While “educational” programs like the teacher seminars may not technically be lobbying, in documents, LEC doesn’t even try to disguise that it’s feeding pro-coal propaganda to kids in order to save a dying industry. In a grant proposal submitted by LEC last fall for an education program, of which the seminar is a part, the group asked the state of North Dakota to foot the bill for $200,000 of what it said is a $400,000 yearly effort to promote coal to teachers and kids. Here’s how the proposal put it:
“Education about the regional lignite industry is essential in fostering a positive or favorable view of the industry which also aids in favorable regulatory, business and career climates for the Industry. Access to educational opportunities and easily-consumable industry information is crucial in furthering awareness about the industry, especially with younger generations.”

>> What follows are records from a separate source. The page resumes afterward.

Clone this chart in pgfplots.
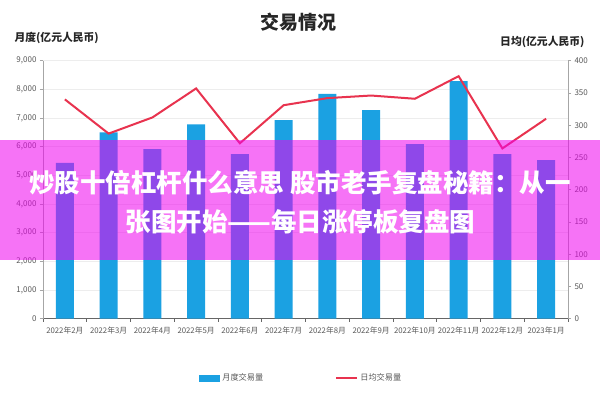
\documentclass[border=0pt]{standalone}
\usepackage{fontspec}
\setmainfont{Noto Sans CJK SC}
\usepackage{pgfplots}
\pgfplotsset{compat=1.18}
\definecolor{barblue}{HTML}{1BA1E2}
\definecolor{linered}{HTML}{E8334F}
\definecolor{ticktext}{HTML}{595959}
\definecolor{gridc}{HTML}{EDEDED}
\definecolor{axisc}{HTML}{A6A6A6}
\definecolor{pinkov}{HTML}{F000F0}
\begin{document}
\begin{tikzpicture}[x=1pt,y=1pt]
\useasboundingbox (0,0) rectangle (600,400);
\fill[white] (0,0) rectangle (600,400);
\begin{axis}[
  at={(43pt,81.3pt)}, anchor=south west, scale only axis,
  width=525pt, height=258pt,
  xmin=-0.5, xmax=11.5, ymin=0, ymax=9000,
  axis y line*=left, axis x line*=bottom,
  xtick={-0.5,0.5,...,11.5},
  x tick label as interval,
  xticklabels={2022年2月,2022年3月,2022年4月,2022年5月,2022年6月,2022年7月,2022年8月,2022年9月,2022年10月,2022年11月,2022年12月,2023年1月},
  ytick={0,1000,...,9000},
  tick align=outside, major tick length=3pt,
  ymajorgrids, grid style={gridc, line width=0.6pt},
  y axis line style={axisc, line width=0.6pt},
  x axis line style={draw=black!60, line width=0.8pt},
  tick style={axisc, line width=0.6pt},
  x tick style={black!60},
  ticklabel style={font=\fontsize{8}{9}\selectfont, text=ticktext},
  xticklabel style={font=\fontsize{7.8}{9}\selectfont, text=ticktext, yshift=-2pt},
  /pgf/number format/.cd, 1000 sep={,}, assume math mode=true,
  /pgfplots/.cd,
  legend columns=2,
  legend style={draw=none, fill=none, at={(0.492,-0.23)}, anchor=center,
    font=\fontsize{8.2}{9}\selectfont, text=ticktext,
    /tikz/every even column/.append style={column sep=70pt}},
]
\addplot[ybar, bar width=18pt, fill=barblue, draw=none,
  legend image code/.code={\fill[barblue] (0pt,-3.5pt) rectangle (21pt,3.5pt);}]
  coordinates {(0,5440) (1,6500) (2,5920) (3,6780) (4,5740) (5,6930) (6,7840) (7,7280) (8,6090) (9,8290) (10,5740) (11,5530)};
\addlegendentry{月度交易量}
\addlegendimage{legend image code/.code={\draw[linered, line width=2pt] (0pt,0pt) -- (21pt,0pt);}}
\addlegendentry{日均交易量}
\end{axis}
\begin{axis}[
  at={(43pt,81.3pt)}, anchor=south west, scale only axis,
  width=525pt, height=258pt,
  xmin=-0.5, xmax=11.5, ymin=0, ymax=400,
  axis y line*=right, axis x line=none,
  ytick={0,50,...,400},
  tick align=outside, major tick length=3pt,
  y axis line style={axisc, line width=0.6pt},
  tick style={axisc, line width=0.6pt},
  ticklabel style={font=\fontsize{8}{9}\selectfont, text=ticktext},
  /pgf/number format/assume math mode=true,
]
\addplot[linered, line width=2pt, mark=none]
  coordinates {(0,340) (1,287) (2,312) (3,357) (4,272) (5,331) (6,342) (7,346) (8,341) (9,376) (10,264) (11,310)};
\end{axis}
\node[font=\fontsize{19}{22}\selectfont\bfseries, text=black!85] at (298,378) {交易情况};
\node[font=\fontsize{10.8}{12}\selectfont\bfseries, text=black!85, anchor=west] at (11,362.3) {月度(亿元人民币)};
\node[font=\fontsize{10.8}{12}\selectfont\bfseries, text=black!85, anchor=east] at (588,358.3) {日均(亿元人民币)};
\fill[pinkov, opacity=0.55] (0,140) rectangle (600,260.5);
\node[font=\fontsize{25.5}{30}\selectfont\bfseries, text=white] at (300,217.5) {炒股十倍杠杆什么意思 股市老手复盘秘籍：从一};
\node[font=\fontsize{25.5}{30}\selectfont\bfseries, text=white] at (300.5,178.3) {张图开始——每日涨停板复盘图};
\end{tikzpicture}
\end{document}
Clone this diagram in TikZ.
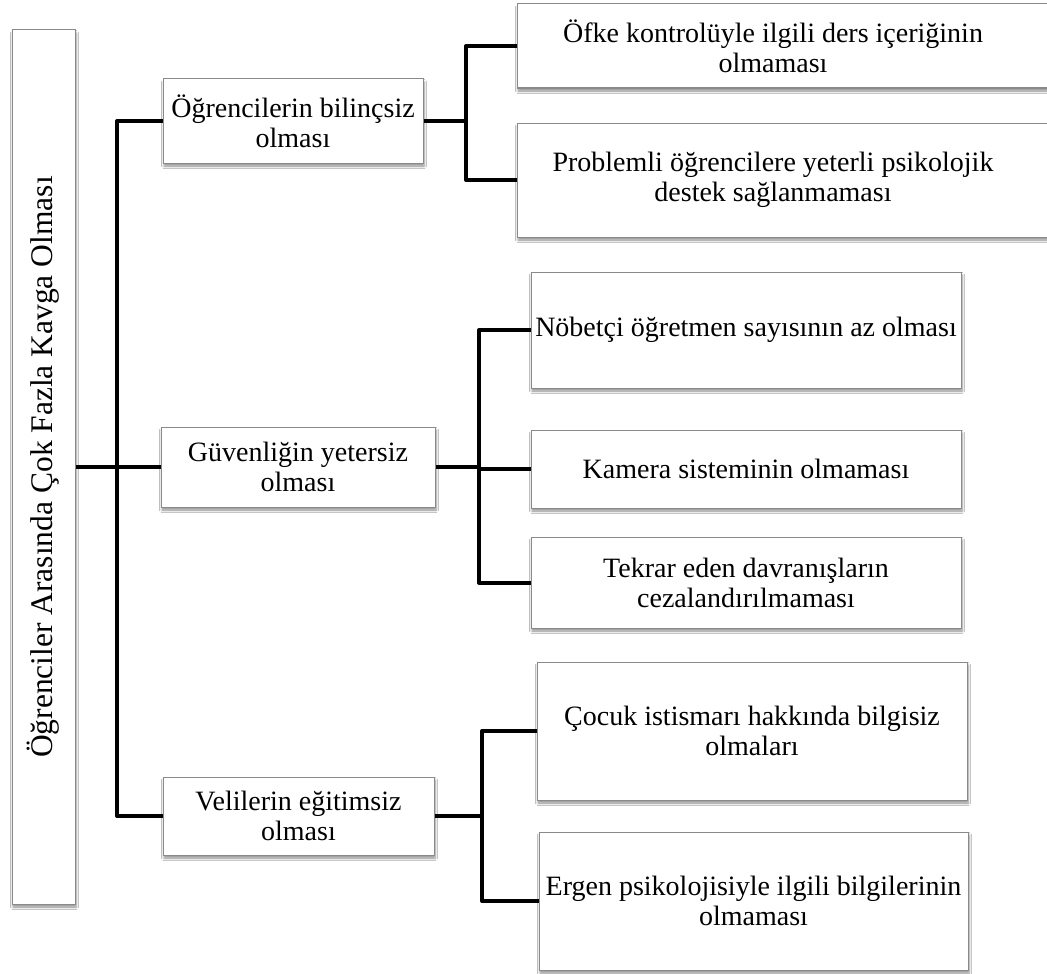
\documentclass[tikz,border=0pt]{standalone}
\usepackage{fontspec}
\setmainfont{Liberation Serif}
\usetikzlibrary{shadows.blur}
\definecolor{boxgray}{HTML}{8A8A8A}

\begin{document}
\begin{tikzpicture}[x=1pt,y=-1pt,
  box/.style={draw=boxgray, line width=1pt, fill=white, inner sep=0pt,
    align=center, font=\fontsize{28}{30}\selectfont,
    blur shadow={shadow xshift=1pt, shadow yshift=-3pt,
      shadow blur radius=2.5pt, shadow blur steps=6, shadow opacity=45}},
  label/.style={inner sep=0pt, align=center, font=\fontsize{28}{30}\selectfont},
  link/.style={line width=4pt, line join=round, line cap=butt}]

\fill[white] (0,0) rectangle (1047,974);
\useasboundingbox (0,0) rectangle (1047,974);

% root problem
\node[box, minimum width=63pt, minimum height=874pt] (root) at (43.5,467)
  {\rotatebox{90}{\fontsize{31.5}{34}\selectfont Öğrenciler Arasında Çok Fazla Kavga Olması}};

% main causes
\node[box, minimum width=260pt, minimum height=84pt] (b1) at (293,121)
  {Öğrencilerin bilinçsiz\\olması};
\node[box, minimum width=274pt, minimum height=80pt] (b2) at (298,467)
  {Güvenliğin yetersiz\\olması};
\node[box, minimum width=271pt, minimum height=78pt] (b3) at (298.5,816)
  {Velilerin eğitimsiz\\olması};

% sub causes
\node[box, minimum width=543pt, minimum height=84pt] (l1) at (788.5,46) {};
\node[label] (t1) at (773,46) {Öfke kontrolüyle ilgili ders içeriğinin\\olmaması};
\node[box, minimum width=543pt, minimum height=114pt] (l2) at (788.5,180) {};
\node[label] (t2) at (773,180) {Problemli öğrencilere yeterli psikolojik\\destek sağlanmaması};

\node[box, minimum width=430pt, minimum height=116pt] (l3) at (746,330)
  {Nöbetçi öğretmen sayısının az olması};
\node[box, minimum width=430pt, minimum height=78pt] (l4) at (746,469)
  {Kamera sisteminin olmaması};
\node[box, minimum width=430pt, minimum height=91pt] (l5) at (746,582.5)
  {Tekrar eden davranışların\\cezalandırılmaması};

\node[box, minimum width=430pt, minimum height=138pt] (l6) at (752,731)
  {Çocuk istismarı hakkında bilgisiz\\olmaları};
\node[box, minimum width=429pt, minimum height=138pt] (l7) at (753.5,901)
  {Ergen psikolojisiyle ilgili bilgilerinin\\olmaması};

% junction points
\coordinate (trunk) at (117,467);
\coordinate (j1) at (466,121);
\coordinate (j2) at (479,467);
\coordinate (j3) at (482,816);

% connectors
\draw[link] (root.east) -- (b2.west);
\draw[link] (b1.west) -| (trunk |- b3.west) -- (b3.west);

\draw[link] (b1.east) -- (j1);
\draw[link] (l1.west) -| (j1 |- l2.west) -- (l2.west);

\draw[link] (b2.east) -- (j2);
\draw[link] (l3.west) -| (j2 |- l5.west) -- (l5.west);
\draw[link] (j2 |- l4.west) -- (l4.west);

\draw[link] (b3.east) -- (j3);
\draw[link] (l6.west) -| (j3 |- l7.west) -- (l7.west);
\end{tikzpicture}
\end{document}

Deliverables listed include the goal to educate teachers and students alike about the “energy, economics and the environmental impacts of the regional lignite industry.” It also defined success as the “target audience” reaching “agreement that coal is vitally important to our region’s power supply.”
Addressing the climate crisis will essentially require removing coal from the energy system. A 2018 landmark report found coal use would have to drop 97% globally to have a clear shot at keeping the planet from heating up more than 1.5 degrees Celsius (2.7 degrees Fahrenheit). Beyond having a habitable planet, there’s also a good economic argument to ditch coal. Research shows tearing down three-quarters of coal plants in the U.S. today and replacing them with renewables would result in cheaper electricity.
The fossil fuel industry—and coal in particular—is in decline. The free teacher seminar and propaganda for kids pushed by LEC as well as other groups and utilities are an attempt to keep obsolesce at bay a bit longer. But forcing ratepayers to pay for brainwashing kids about a dying industry can only wor for so long.